EXERCISE DIRECTIONS: Starting from the top of the material, restate each line exactly until the line that contains "['#0A3D6A', '#ECD51A', '#D18700', '#04A456', '#8450A8'];", which is also copied. Pictures are excluded.

SUPPLIED INFORMATION:
■ ■ ■ ■ ■

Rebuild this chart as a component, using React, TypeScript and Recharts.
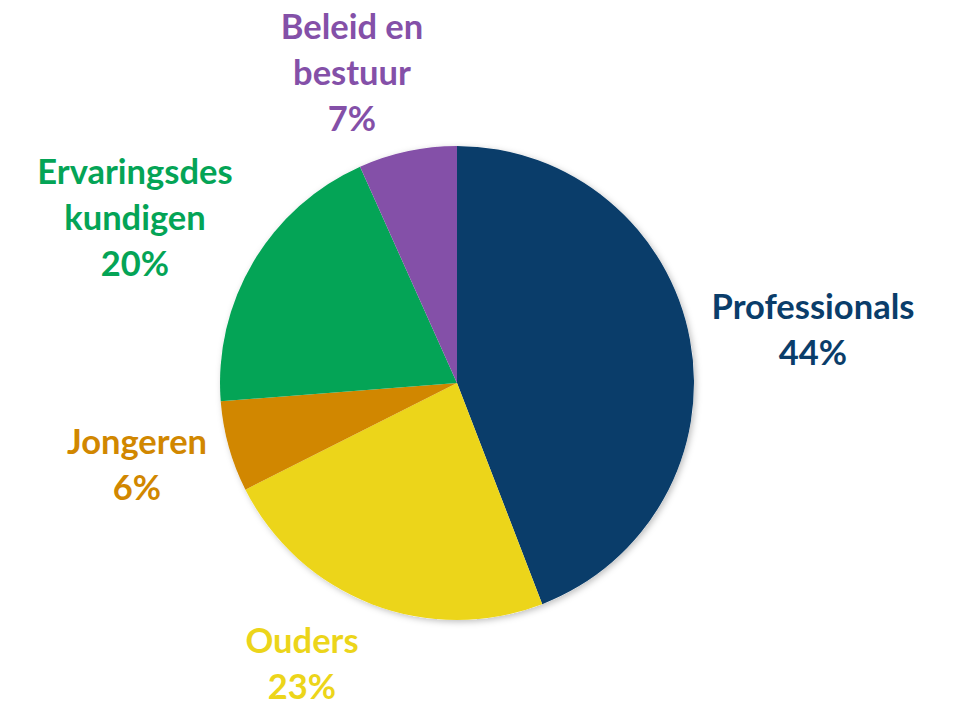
import React from 'react';
import { PieChart, Pie, Cell } from 'recharts';

const categories = ['Professionals', 'Ouders', 'Jongeren', 'Ervaringsdeskundigen', 'Beleid en bestuur'];
const values = [44.1, 23.4, 6.2, 19.5, 6.7];
const labelLines = [['Professionals'], ['Ouders'], ['Jongeren'], ['Ervaringsdes', 'kundigen'], ['Beleid en', 'bestuur']];
const colors = ['#0A3D6A', '#ECD51A', '#D18700', '#04A456', '#8450A8'];

// layout: label block centre offsets from pie centre (px)
const LABEL_OFFSETS = [
  [356, -55],
  [-155, 279],
  [-320, 80],
  [-322, -167],
  [-105, -312],
];
const LINE_H = 46;

const data = categories.map((name, i) => ({ name, value: values[i] }));
const total = values.reduce((a, b) => a + b, 0);
const bgData = [{ name: 'bg', value: total }];

const renderLabel = (props: any) => {
  const { cx, cy, index } = props;
  const lines = [...labelLines[index], `${Math.round(values[index])}%`];
  const [dx, dy] = LABEL_OFFSETS[index];
  const n = lines.length;
  return (
    <text
      key={`lbl-${index}`}
      x={cx + dx}
      textAnchor="middle"
      fill={colors[index]}
      style={{ fontFamily: 'Lato, sans-serif', fontWeight: 700, fontSize: 34.5 }}
    >
      {lines.map((l, j) => (
        <tspan key={j} x={cx + dx} y={cy + dy + (j - (n - 1) / 2) * LINE_H} dominantBaseline="central">
          {l}
        </tspan>
      ))}
    </text>
  );
};

export default function App() {
  return (
    <div style={{ position: 'absolute', left: 0, top: 0, width: 961, height: 702, background: '#fff' }}>
      <PieChart width={961} height={702} margin={{ top: 0, right: 0, bottom: 0, left: 0 }}>
        <defs>
          <filter id="pieShadow" x="-20%" y="-20%" width="140%" height="140%">
            <feDropShadow dx="2" dy="2" stdDeviation="3" floodColor="#000" floodOpacity="0.25" />
          </filter>
        </defs>
        <Pie
          data={bgData}
          dataKey="value"
          cx={457}
          cy={383}
          outerRadius={237}
          startAngle={90}
          endAngle={-270}
          stroke="none"
          isAnimationActive={false}
          label={false}
          labelLine={false}
        >
          <Cell fill="#fff" filter="url(#pieShadow)" />
        </Pie>
        <Pie
          data={data}
          dataKey="value"
          nameKey="name"
          cx={457}
          cy={383}
          outerRadius={237}
          startAngle={90}
          endAngle={-270}
          stroke="none"
          isAnimationActive={false}
          labelLine={false}
          label={renderLabel}
        >
          {data.map((d, i) => (
            <Cell key={d.name} fill={colors[i]} />
          ))}
        </Pie>
      </PieChart>
    </div>
  );
}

■ ■ ■ ■ ■

COMPLETED EXERCISE:
Rebuild this chart as a component, using React, TypeScript and Recharts.
import React from 'react';
import { PieChart, Pie, Cell } from 'recharts';

const categories = ['Professionals', 'Ouders', 'Jongeren', 'Ervaringsdeskundigen', 'Beleid en bestuur'];
const values = [44.1, 23.4, 6.2, 19.5, 6.7];
const labelLines = [['Professionals'], ['Ouders'], ['Jongeren'], ['Ervaringsdes', 'kundigen'], ['Beleid en', 'bestuur']];
const colors = ['#0A3D6A', '#ECD51A', '#D18700', '#04A456', '#8450A8'];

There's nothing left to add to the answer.